Keep in mind that for every form we need a counter form (though there are very rare exceptions, as I recall).
(Jack, please help Fred if you can. As I said, I am in the middle of a difficult bit of writing. It is difficult for me to turn my attention elsewhere. Many thanks.)
Hi Fred, I've taken the liberty of adding your e-mail to my mailing list.
Glad that Jack is answering your questions.
Statements 1 and 3 don't really work.
1. O or ¬(S & Y & L)
By De Morgan's rule, the right disjunct is ¬S or ¬Y or ¬L, so you have O or ¬S or ¬Y or ¬L.
Rearranging, this is (¬S or O) or ¬Y or ¬L. Now, (¬S or O) is equivalent to S => O, which is what we need, and the remaining propositions ¬Y and ¬L should be combined conjunctively with this conditional according to the original statement, but they are instead combined disjunctively.
I just wanted to remind you of the first few questions I asked if thats ok. I noticed you used conditionals to represent the double-turnstile symbol in the truth table. In my textbook, the double turnstile is used to symbolise tautological validity between arbitrary sentences of TFL. It is not a symbol of TFL, but rather a symbol of augmented English used to describe arbitrary sentences of TFL. The conditional is a symbol of TFL, unlike the double-turnstile. Also, the letters in the questions are used to symbolise any arbitrary sentence of TFL, not specific ones.
Based on this information, would this change any of your answers?
I have put the questions I am struggling with below. Sorry to bring this up again, I just wanted to check.

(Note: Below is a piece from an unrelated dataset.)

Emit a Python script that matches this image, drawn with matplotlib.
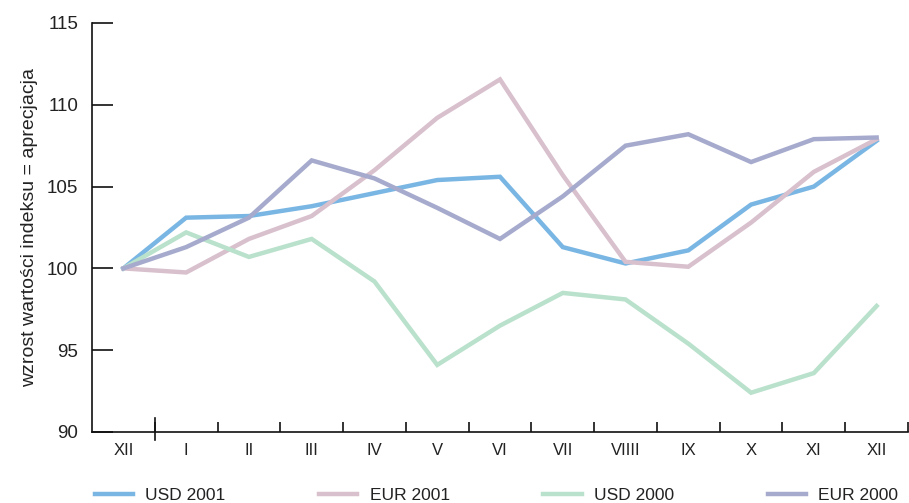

Question: Are the following claims about tautological validity true or false?*
*If you could explain your position on each question that would be really useful.
1. If A ⊨ B, then B ⊨ A.
2. If A ⊨ C, then A ∧ ¬C ⊨ C.
3. If A ∨ B ⊨ C ∧ D, then A ⊨ C.
I also want to say how grateful I am for your help. I am working through this textbook by myself and your explanations have really helped me over the last week.